The budget prioritised announcements on childcare, pensions, fuel duty, benefits, energy support, defence spending and the climate, among other areas.

In an encouraging sign, the independent OBR forecasts that CPI inflation will fall to 2.9% by the end of the year with the UK economy avoiding a recession.

“This government remains steadfast in its support for the independent Monetary Policy Committee at the Bank of England as it takes action to return inflation to the 2% target,” stated the Chancellor.

“Despite continuing global instability, the OBR reports that inflation in the UK will fall from 10.7% in the final quarter of last year to 2.9% by the end of 2023. That is more than halving inflation.

“Underlying debt is forecast to be 92.4% of GDP next year, 93.7% in 2024-25; 94.6% in 2025-26, and 94.8% in 2026-27, before falling to 94.6% in 2027-28. We are meeting the debt priority.”

Elsewhere, the DF&TR industry has been ramping up messaging around the untapped opportunity offered by tax and duty free on arrival in the UK, which has been the subject of a sustained campaign of late.

Nigel Keal, Chair of the UK Travel Retail Forum, told this publication: “UKTRF continues to make the case that arrivals duty free will deliver substantial benefits for UK businesses, airports and passengers.

“Arrivals duty free will be a Brexit benefit for airports of all sizes, but especially those smaller, regional airports up and down the country.
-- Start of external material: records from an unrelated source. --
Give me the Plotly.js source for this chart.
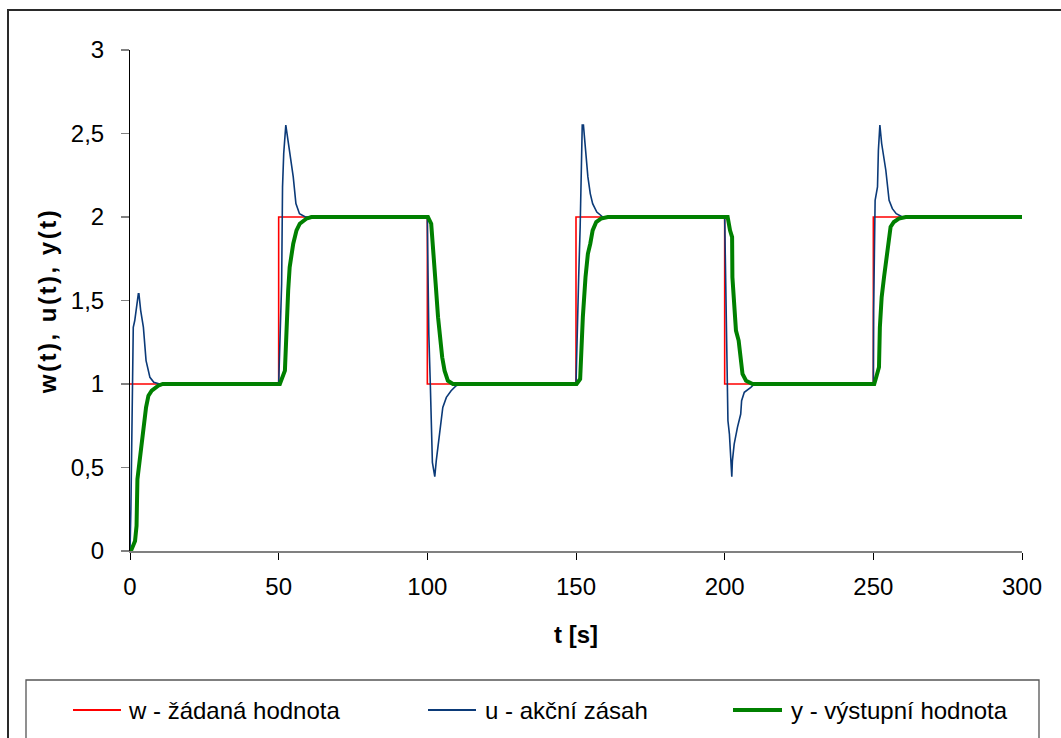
<!DOCTYPE html>
<html>
<head>
<meta charset="utf-8">
<script src="https://cdn.plot.ly/plotly-3.0.1.min.js"></script>
<style>
  html, body { margin: 0; padding: 0; background: #fff; }
  #chart { width: 1061px; height: 738px; }
  .g-ytitle text { letter-spacing: 2.5px; }
</style>
</head>
<body>
<div id="chart"></div>
<script>
// ---- data ----
const seriesNames = ["w - žádaná hodnota", "u - akční zásah", "y - výstupní hodnota"];

const tW = [0, 50, 100, 150, 200, 250, 300];
const wVals = [1, 2, 1, 2, 1, 2, 2];

const tU = [0, 0.3, 1.1, 1.6, 2.8, 3.0, 3.6, 4.5, 5.4, 6.7, 8, 10, 50,
  51, 51.3, 51.7, 52.4, 53.2, 54.9, 55.8, 57, 59, 100,
  100.2, 100.5, 101, 101.3, 101.7, 102.5, 103, 104.1, 105.2, 106.4, 108, 109.7, 111, 150,
  150.3, 150.9, 151.4, 151.7, 151.9, 152.1, 152.5, 153.2, 154, 154.8, 155.6, 157, 159, 200,
  200.2, 200.6, 201, 201.1, 201.6, 202.1, 202.4, 202.6, 203.2, 204.3, 205.4, 205.7, 206.6, 208.8, 210, 250,
  250.1, 250.6, 251.4, 251.7, 252.2, 252.8, 254.2, 255.3, 256.4, 257.7, 259.8, 300];
const uVals = [0, 0.25, 1.34, 1.38, 1.54, 1.54, 1.44, 1.34, 1.14, 1.04, 1.01, 1.0, 1.0,
  1.6, 2.18, 2.38, 2.55, 2.44, 2.24, 2.08, 2.02, 2.0, 2.0,
  1.7, 1.3, 1.0, 0.8, 0.53, 0.445, 0.54, 0.70, 0.86, 0.92, 0.96, 0.99, 1.0, 1.0,
  1.25, 1.64, 1.94, 2.2, 2.44, 2.55, 2.55, 2.42, 2.24, 2.14, 2.08, 2.03, 2.0, 2.0,
  1.8, 1.4, 1.1, 0.78, 0.70, 0.54, 0.445, 0.54, 0.64, 0.74, 0.82, 0.90, 0.95, 0.98, 1.0, 1.0,
  1.44, 2.10, 2.18, 2.40, 2.55, 2.44, 2.28, 2.10, 2.05, 2.02, 2.0, 2.0];

const tY = [0, 0.3, 1.7, 2.2, 2.5, 3.4, 4.5, 5.4, 6.2, 7.3, 9.5, 11, 50,
  50.4, 52.1, 52.6, 53.2, 53.7, 54.9, 56, 57.1, 59.3, 61, 100,
  100.2, 101.3, 101.9, 102.8, 103.6, 104.4, 105, 105.8, 106.9, 108.6, 111, 150,
  150.2, 151.4, 151.7, 152.3, 153.2, 154, 154.8, 155.6, 156.8, 158.4, 160.7, 200,
  201, 201.8, 202.5, 202.6, 203.2, 203.8, 204.7, 205.5, 206, 207.2, 209.4, 250,
  250.3, 250.8, 251.9, 252.2, 252.8, 253.6, 254.7, 255.5, 255.8, 256.9, 258.6, 260.9, 300];
const yVals = [0, 0, 0.06, 0.15, 0.43, 0.58, 0.72, 0.86, 0.93, 0.96, 0.99, 1.0, 1.0,
  1.0, 1.08, 1.34, 1.56, 1.70, 1.84, 1.92, 1.96, 1.99, 2.0, 2.0,
  2.0, 1.96, 1.84, 1.60, 1.40, 1.26, 1.16, 1.08, 1.02, 1.0, 1.0, 1.0,
  1.0, 1.03, 1.20, 1.40, 1.64, 1.78, 1.84, 1.92, 1.97, 1.99, 2.0, 2.0,
  2.0, 1.92, 1.88, 1.64, 1.46, 1.32, 1.26, 1.14, 1.06, 1.02, 1.0, 1.0,
  1.0, 1.03, 1.10, 1.34, 1.52, 1.64, 1.78, 1.88, 1.94, 1.97, 1.99, 2.0, 2.0];

const xTicks = [0, 50, 100, 150, 200, 250, 300];
const yTicks = [0, 0.5, 1, 1.5, 2, 2.5, 3];
const xTitle = "t [s]";
const yTitle = "w(t), u(t), y(t)";

// ---- styles ----
const colors = ["#ff0000", "#0b3a78", "#008000"];
const widths = [1.6, 1.6, 4];
const FONT = "Liberation Sans, Arial, sans-serif";
const FS = 24;

// plot area in pixels
const W = 1061, H = 738, L = 130, R = 1022, T = 50, B = 551;
const pw = R - L, ph = B - T;
const px = v => (v - L) / pw;
const py = v => (B - v) / ph;

const traces = [
  {x: tW, y: wVals, name: seriesNames[0], mode: "lines", line: {color: colors[0], width: widths[0], shape: "hv"}},
  {x: tU, y: uVals, name: seriesNames[1], mode: "lines", line: {color: colors[1], width: widths[1]}},
  {x: tY, y: yVals, name: seriesNames[2], mode: "lines", line: {color: colors[2], width: widths[2]}}
];

// manual legend
const legLineX = [[73, 121], [428, 476], [733, 782]];
const legTextX = [126, 483, 789];
const legY = 710;

const shapes = [
  // outer chart frame
  {type: "rect", xref: "paper", yref: "paper", x0: px(8), x1: px(1070), y0: py(750), y1: py(10),
   line: {color: "#2a2a2a", width: 2}, fillcolor: "rgba(0,0,0,0)", layer: "below"},
  // legend box
  {type: "rect", xref: "paper", yref: "paper", x0: px(26), x1: px(1039), y0: py(750), y1: py(680),
   line: {color: "#555", width: 1.3}, fillcolor: "rgba(0,0,0,0)"}
];
const annotations = [];
for (let i = 0; i < 3; i++) {
  shapes.push({type: "line", xref: "paper", yref: "paper",
    x0: px(legLineX[i][0]), x1: px(legLineX[i][1]), y0: py(legY), y1: py(legY),
    line: {color: colors[i], width: i === 2 ? 4 : 2}});
  annotations.push({xref: "paper", yref: "paper", x: px(legTextX[i]), y: py(legY),
    xanchor: "left", yanchor: "middle", showarrow: false, text: seriesNames[i],
    font: {family: FONT, size: FS, color: "#000"}});
}

const layout = {
  width: W, height: H,
  margin: {l: L, r: W - R, t: T, b: H - B, pad: 0},
  paper_bgcolor: "#fff", plot_bgcolor: "#fff",
  showlegend: false,
  separators: ",.",
  font: {family: FONT, size: FS, color: "#000"},
  xaxis: {
    range: [0, 300], tickvals: xTicks, ticktext: xTicks.map(String),
    showgrid: false, zeroline: false,
    showline: true, linecolor: "#808080", linewidth: 1.5,
    ticks: "outside", ticklen: 7, tickcolor: "#000", tickwidth: 1,
    ticklabelstandoff: 7,
    tickfont: {family: FONT, size: FS, color: "#000"},
    title: {text: "<b>" + xTitle + "</b>", font: {family: FONT, size: FS, color: "#000"}, standoff: 27}
  },
  yaxis: {
    range: [0, 3], tickvals: yTicks, ticktext: yTicks.map(v => String(v).replace(".", ",")),
    showgrid: false, zeroline: false,
    showline: true, linecolor: "#000", linewidth: 1,
    ticks: "outside", ticklen: 8, tickcolor: "#808080", tickwidth: 1.5,
    ticklabelstandoff: 12,
    tickfont: {family: FONT, size: FS, color: "#000"},
    title: {text: "<b>" + yTitle + "</b>", font: {family: FONT, size: FS, color: "#000"}, standoff: 7}
  },
  shapes: shapes,
  annotations: annotations
};

Plotly.newPlot("chart", traces, layout, {staticPlot: true, displayModeBar: false});
</script>
</body>
</html>
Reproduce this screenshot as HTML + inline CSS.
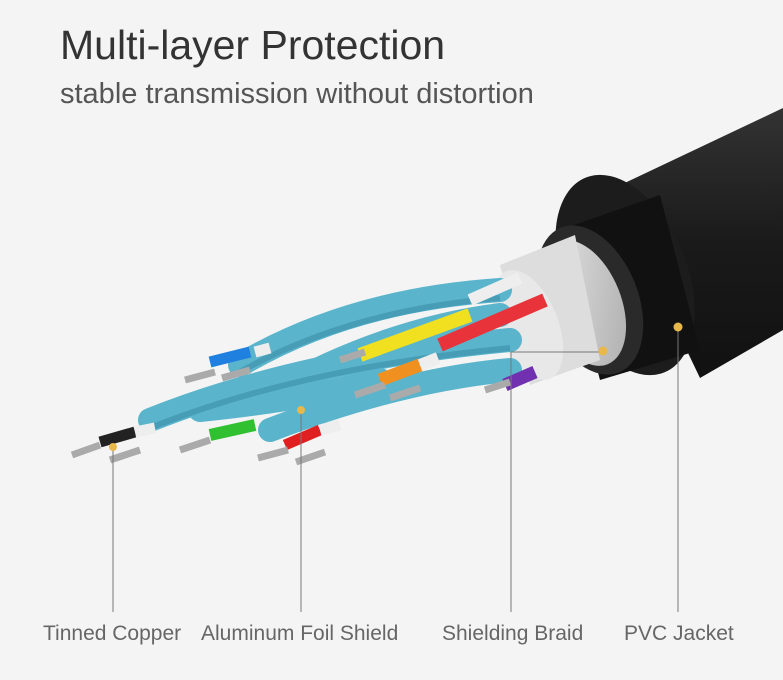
<!DOCTYPE html>
<html><head><style>
html,body{margin:0;padding:0;background:#f4f4f4;}
body{width:783px;height:680px;position:relative;overflow:hidden;font-family:"Liberation Sans",sans-serif;}
.t{position:absolute;left:60px;top:22px;font-size:41px;color:#333;}
.s{position:absolute;left:60px;top:78px;font-size:29px;color:#555;}
.l{position:absolute;top:622px;font-size:21px;color:#666;white-space:nowrap;}
</style></head><body>
<svg width="783" height="680" style="position:absolute;left:0;top:0">
<defs>
<linearGradient id="br" x1="0" y1="0" x2="0" y2="1"><stop offset="0" stop-color="#333"/><stop offset="0.5" stop-color="#1a1a1a"/><stop offset="1" stop-color="#111"/></linearGradient>
<linearGradient id="sv" x1="0" y1="0" x2="1" y2="1"><stop offset="0" stop-color="#eee"/><stop offset="1" stop-color="#aaa"/></linearGradient>
</defs>
<polygon points="610,190 783,108 783,330 700,378" fill="url(#br)"/>
<ellipse cx="625" cy="275" rx="62" ry="105" transform="rotate(-22 625 275)" fill="#1c1c1c"/>
<polygon points="560,230 660,195 700,350 600,380" fill="#111"/>
<ellipse cx="590" cy="300" rx="48" ry="78" transform="rotate(-22 590 300)" fill="#2a2a2a"/>
<ellipse cx="583" cy="303" rx="38" ry="66" transform="rotate(-22 583 303)" fill="url(#sv)"/>
<polygon points="500,265 575,235 600,360 530,385" fill="#ddd"/>
<ellipse cx="528" cy="325" rx="30" ry="58" transform="rotate(-22 528 325)" fill="#e8e8e8"/>
<g stroke="#5ab5cc" stroke-width="24" stroke-linecap="round" fill="none">
<path d="M240,365 Q350,300 500,290"/>
<path d="M150,420 Q300,360 510,340"/>
<path d="M270,430 Q400,380 510,370"/>
<path d="M200,410 Q300,400 380,380"/>
<path d="M260,400 Q380,330 500,315"/>
</g>
<g stroke="#3d8ea8" stroke-width="6" fill="none" opacity="0.6">
<path d="M240,372 Q350,310 500,298"/>
<path d="M150,428 Q300,368 510,348"/>
</g>
<g stroke-linecap="butt" fill="none">
<line x1="440" y1="345" x2="545" y2="300" stroke="#e8333a" stroke-width="14"/>
<line x1="360" y1="355" x2="470" y2="315" stroke="#f0e020" stroke-width="14"/>
<line x1="470" y1="300" x2="520" y2="278" stroke="#eee" stroke-width="12"/>
<line x1="380" y1="380" x2="420" y2="365" stroke="#f09020" stroke-width="13"/>
<line x1="505" y1="385" x2="535" y2="372" stroke="#7030b0" stroke-width="13"/>
<line x1="210" y1="362" x2="250" y2="352" stroke="#2080e0" stroke-width="11"/>
<line x1="210" y1="435" x2="255" y2="425" stroke="#30c030" stroke-width="12"/>
<line x1="285" y1="445" x2="320" y2="430" stroke="#e02020" stroke-width="11"/>
<line x1="100" y1="442" x2="135" y2="432" stroke="#222" stroke-width="11"/>
<line x1="255" y1="352" x2="270" y2="348" stroke="#eee" stroke-width="11"/>
<line x1="135" y1="432" x2="155" y2="428" stroke="#eee" stroke-width="11"/>
<line x1="320" y1="430" x2="340" y2="425" stroke="#eee" stroke-width="11"/>
<line x1="420" y1="365" x2="438" y2="358" stroke="#eee" stroke-width="12"/>
</g>
<g stroke="#aaa" stroke-width="7">
<line x1="185" y1="380" x2="215" y2="372"/>
<line x1="222" y1="378" x2="250" y2="370"/>
<line x1="72" y1="455" x2="100" y2="445"/>
<line x1="110" y1="460" x2="140" y2="450"/>
<line x1="180" y1="450" x2="210" y2="440"/>
<line x1="258" y1="458" x2="288" y2="450"/>
<line x1="296" y1="462" x2="325" y2="452"/>
<line x1="340" y1="360" x2="365" y2="352"/>
<line x1="355" y1="395" x2="385" y2="385"/>
<line x1="390" y1="398" x2="420" y2="388"/>
<line x1="485" y1="390" x2="510" y2="382"/>
</g>
<g stroke="#777" stroke-width="1" fill="none">
<line x1="113" y1="447" x2="113" y2="612"/>
<line x1="301" y1="410" x2="301" y2="612"/>
<polyline points="511,612 511,352 603,352"/>
<line x1="678" y1="327" x2="678" y2="612"/>
</g>
<g fill="#e8b84a">
<circle cx="113" cy="447" r="4"/><circle cx="301" cy="410" r="4"/>
<circle cx="603" cy="351" r="4.5"/><circle cx="678" cy="327" r="4.5"/>
</g>
</svg>
<div class="t">Multi-layer Protection</div>
<div class="s">stable transmission without distortion</div>
<div class="l" style="left:43px">Tinned Copper</div>
<div class="l" style="left:201px">Aluminum Foil Shield</div>
<div class="l" style="left:442px">Shielding Braid</div>
<div class="l" style="left:624px">PVC Jacket</div>
</body></html>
We continue to encourage the Government to consider this policy concept, and are ready to offer our ideas, expertise and support.”

The government significantly enhanced duty free allowances for passengers travelling back to the UK in January 2021, but as things currently stand they do not benefit from arrivals duty free shops as some Eastern European and EEA countries do.

Last year, a poll from the organisation revealed that 55% of Britons wish to see duty free allowances extended to arrivals shops at airports, ports and railway stations.